These Conant High School students had a lot to celebrate after completing a recent 5K in Busse Woods. Not only did they organize the event, but they raised enough money to provide access to clean water for an entire province in Kenya. Credit junior Shiven Patel of Roselle, back row, center, for being the driving force.
He still remembers the impact of a trip he made with his family back to India. He was only 10 at the time, but one image stayed with him, of young children walking up to five miles to get access to clean water.
Fast forward six years, and this determined teen just pulled off a “Run for Water 5K,” that more than exceeded his goal. Working with a team of classmates, he drew 160 runners and walkers, and netted $6,575, or enough to provide clean water for a province in Kenya of 300 people.
Right from the start, Shiven says he was thinking big. After doing some research he partnered with The Water Project, whose mission is to provide access to clean, safe and reliable water across Sub-Saharan Africa, one community at a time.
“I wanted to find an organization that would help me make a big difference,” Shiven says, “where a lot of people are negatively affected, but where a lot of people could be positively affected by my project.”
Shiven, runs varsity cross-country and track, and also plays basketball. Consequently, coming up with a 5K was a natural, but he drew on his business courses at Conant, as well as his involvement with the Finance Club and Business Professionals of America, to prepare him for all of the behind the scenes work setting up the event.
Shiven also worked with former longtime Palatine High School cross-country coach, Chris Quick, and his Palatine Pack company to set up the race itself and the timing mechanism, as well as Conant P.E. Department Chair Dave Cromer and former track and cross country coach John Powers, to organize logistics.

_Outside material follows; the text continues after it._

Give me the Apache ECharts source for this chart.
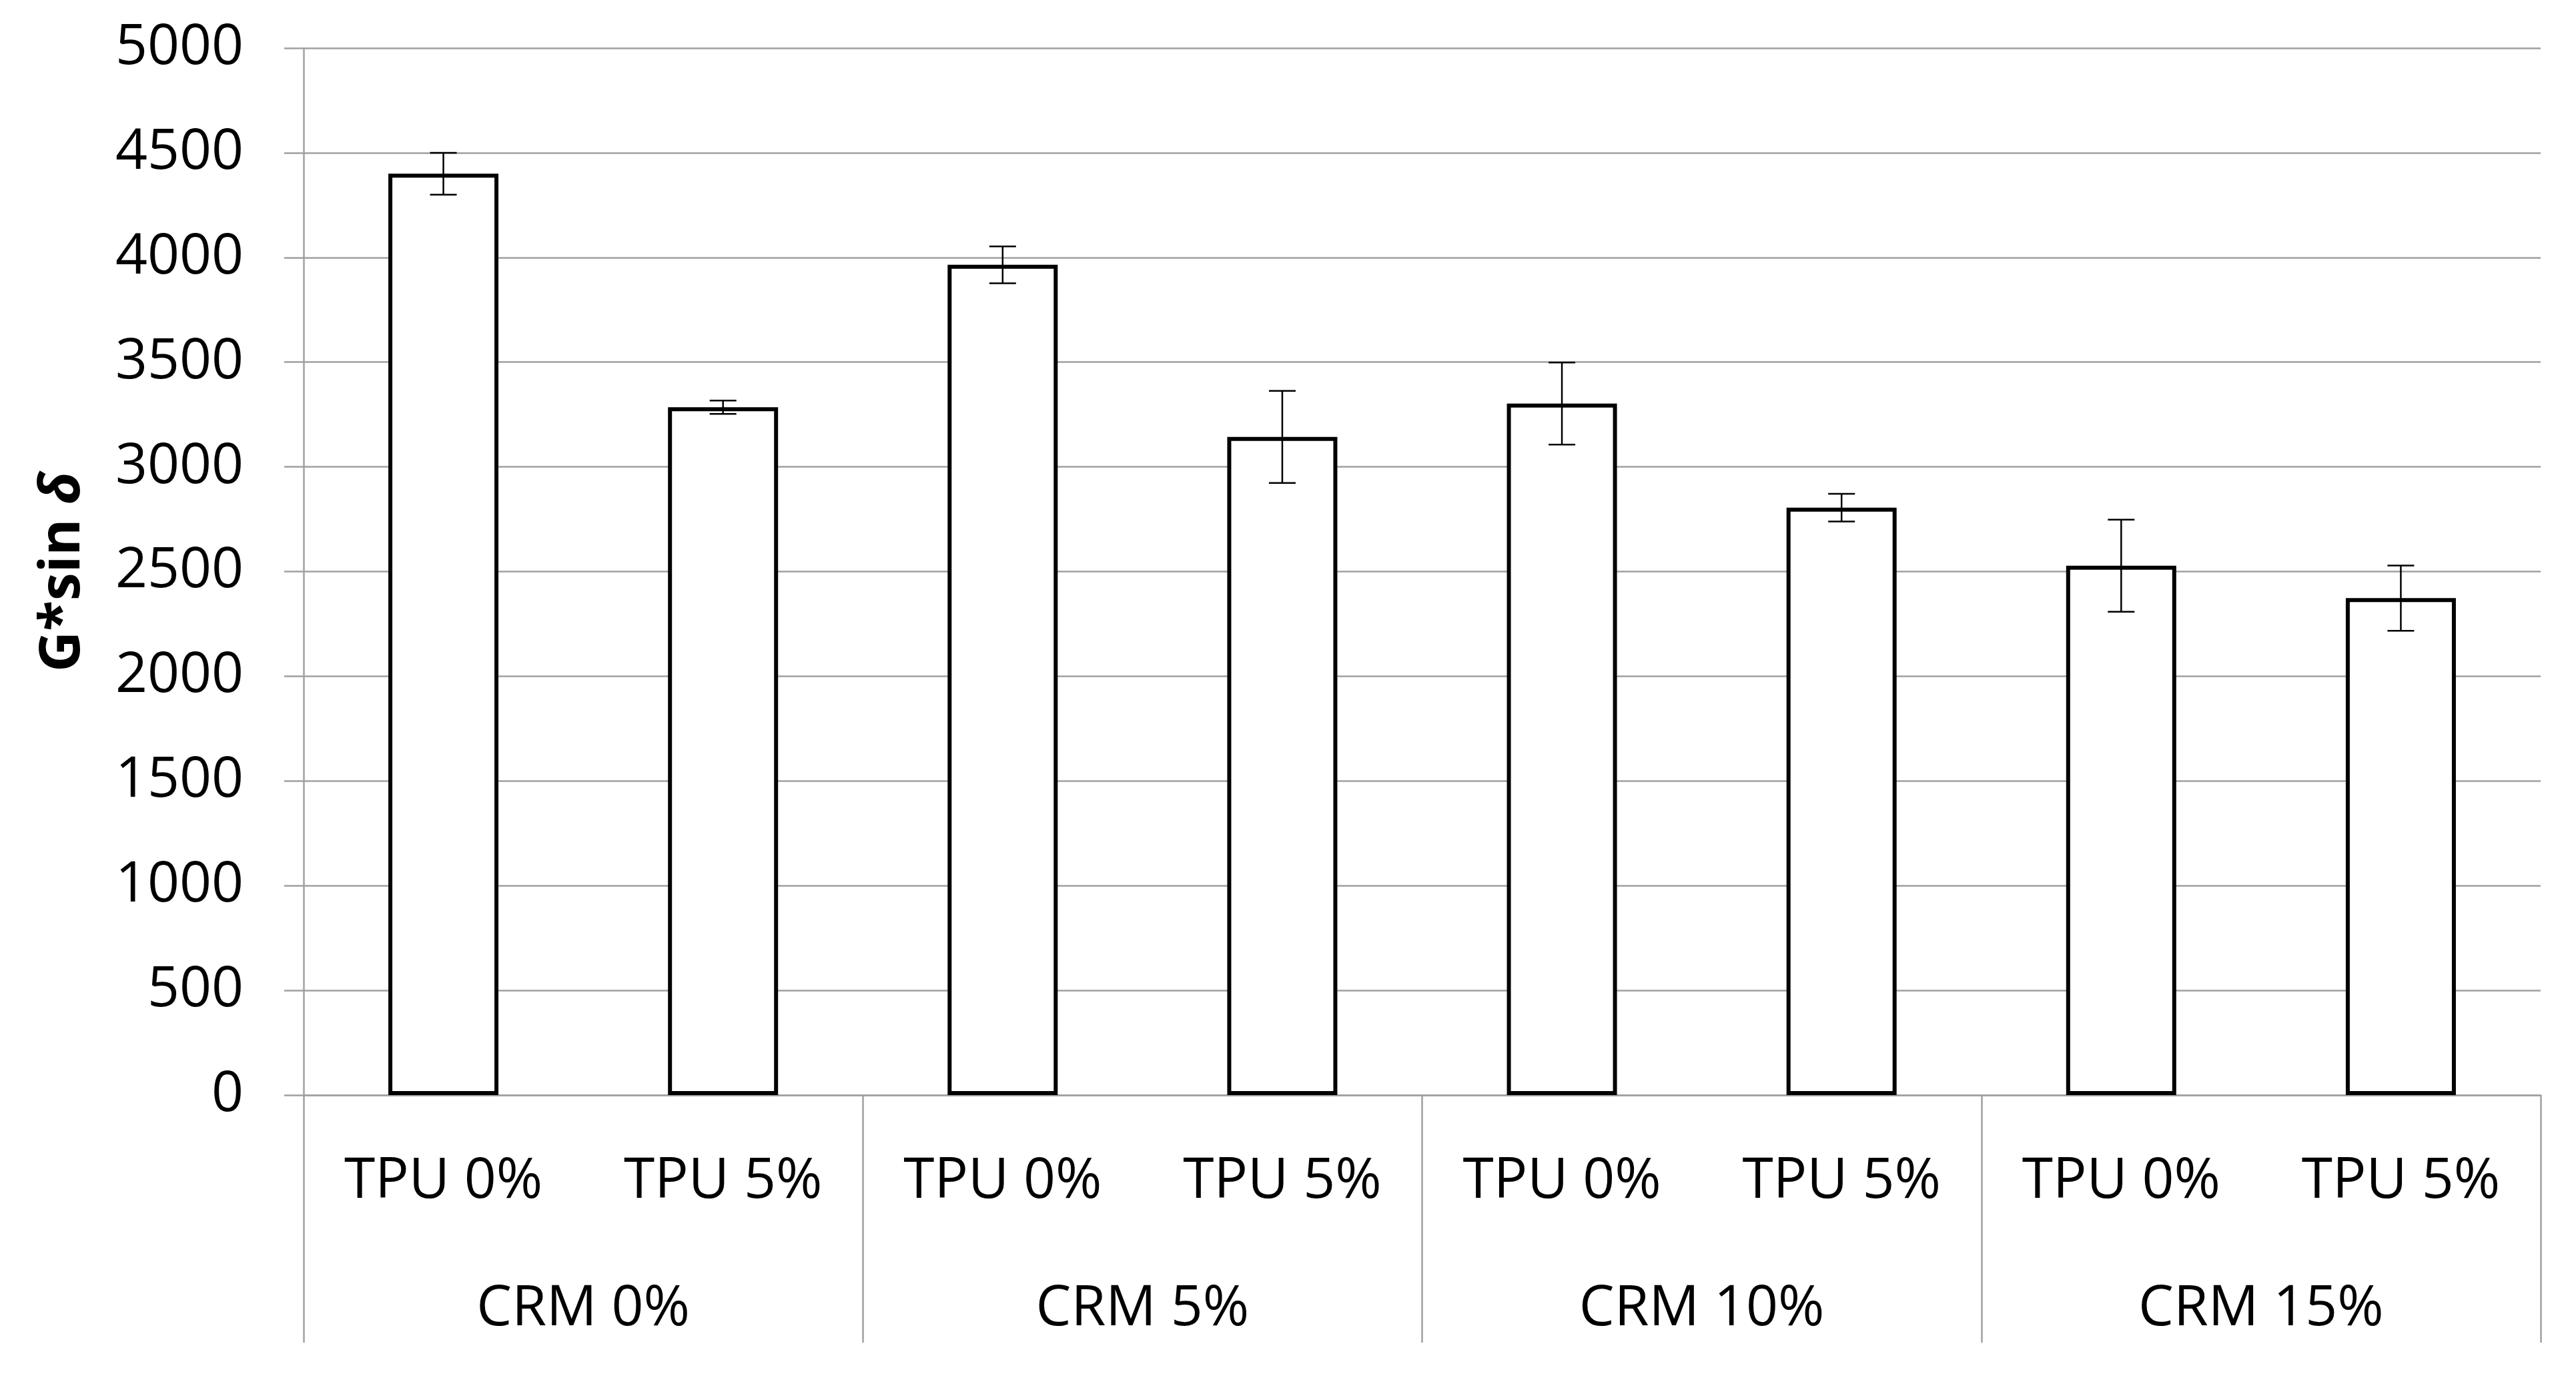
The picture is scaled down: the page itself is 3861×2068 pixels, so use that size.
<!DOCTYPE html>
<html>
<head>
<meta charset="utf-8">
<script src="https://cdn.jsdelivr.net/npm/echarts@6/dist/echarts.min.js"></script>
<style>
html,body{margin:0;padding:0;background:#fff;}
#chart{width:3861px;height:2068px;}
</style>
</head>
<body>
<div id="chart"></div>
<script>
// ---- data ----
var tpuLabels = ['TPU 0%', 'TPU 5%', 'TPU 0%', 'TPU 5%', 'TPU 0%', 'TPU 5%', 'TPU 0%', 'TPU 5%'];
var crmGroups = ['CRM 0%', 'CRM 5%', 'CRM 10%', 'CRM 15%'];
var values = [4400, 3285, 3965, 3143, 3302, 2805, 2528, 2373];
var errors = [100, 32, 88, 220, 196, 66, 220, 156];
var yTicks = [0, 500, 1000, 1500, 2000, 2500, 3000, 3500, 4000, 4500, 5000];

var FONT = '"Open Sans", "Noto Sans", sans-serif';
var GRID_GRAY = '#a0a0a0';

var errData = values.map(function (v, i) { return [i, v - errors[i], v + errors[i]]; });

var chart = echarts.init(document.getElementById('chart'), null, {renderer: 'canvas'});
chart.setOption({
  animation: false,
  backgroundColor: '#fff',
  grid: {left: 455, right: 53, top: 72, bottom: 427, containLabel: false},
  xAxis: [
    {
      type: 'category',
      data: tpuLabels,
      position: 'bottom',
      axisLine: {show: true, lineStyle: {color: GRID_GRAY, width: 2.5}},
      axisTick: {show: false},
      axisLabel: {interval: 0, margin: 88, fontSize: 84, lineHeight: 84, color: '#000', fontFamily: FONT},
      splitLine: {show: false}
    },
    {
      type: 'category',
      data: crmGroups,
      position: 'bottom',
      axisLine: {show: false},
      axisTick: {show: true, interval: 0, length: 371, lineStyle: {color: GRID_GRAY, width: 2.5}},
      axisLabel: {interval: 0, margin: 279, fontSize: 84, lineHeight: 84, color: '#000', fontFamily: FONT},
      splitLine: {show: false}
    }
  ],
  yAxis: {
    type: 'value',
    min: yTicks[0],
    max: yTicks[yTicks.length - 1],
    interval: 500,
    name: '{b|G*sin }{i|δ}',
    nameLocation: 'middle',
    nameGap: 318,
    nameRotate: 90,
    nameTextStyle: {
      rich: {
        b: {fontSize: 84, fontWeight: 'bold', fontFamily: FONT, color: '#000'},
        i: {fontSize: 84, fontWeight: 'bold', fontStyle: 'italic', fontFamily: FONT, color: '#000'}
      }
    },
    axisLine: {show: true, lineStyle: {color: GRID_GRAY, width: 2.5}},
    axisTick: {show: true, length: 29, lineStyle: {color: GRID_GRAY, width: 2.5}},
    axisLabel: {margin: 90, fontSize: 84, color: '#000', fontFamily: FONT,
      formatter: function (v) { return String(v); }},
    splitLine: {show: true, lineStyle: {color: GRID_GRAY, width: 2.5}}
  },
  series: [
    {
      type: 'bar',
      xAxisIndex: 0,
      data: values,
      barWidth: 165,
      itemStyle: {color: '#fff', borderColor: '#000', borderWidth: 6},
      z: 2
    },
    {
      type: 'custom',
      xAxisIndex: 0,
      data: errData,
      z: 3,
      renderItem: function (params, api) {
        var x = api.value(0);
        var lo = api.coord([x, api.value(1)]);
        var hi = api.coord([x, api.value(2)]);
        var hw = 20;
        var style = {stroke: '#000', lineWidth: 2.5, fill: null};
        return {
          type: 'group',
          children: [
            {type: 'line', shape: {x1: hi[0], y1: hi[1], x2: lo[0], y2: lo[1]}, style: style},
            {type: 'line', shape: {x1: hi[0] - hw, y1: hi[1], x2: hi[0] + hw, y2: hi[1]}, style: style},
            {type: 'line', shape: {x1: lo[0] - hw, y1: lo[1], x2: lo[0] + hw, y2: lo[1]}, style: style}
          ]
        };
      }
    }
  ]
});
</script>
</body>
</html>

In the end, he drew runners and walkers from across the Northwest and Western suburbs, including from Schaumburg, Hoffman Estates, Roselle, Naperville, St. Charles and Geneva. Of those, roughly 40 were Conant, while the rest were family, friends and recreational runners interested in making clean water accessible.
As officials with The Water Project say, “Water is a daily and crippling challenge. Without water, you can’t grow food, you can’t build housing, you can’t stay healthy, you can’t stay in school, and you can’t keep working.”
But they add that the water crisis can be solved, and with students like Shiven working toward that goal, there is hope.
“I’m always confident,” he says. “If I put my mind to it and team up with the right people, everything is achievable.”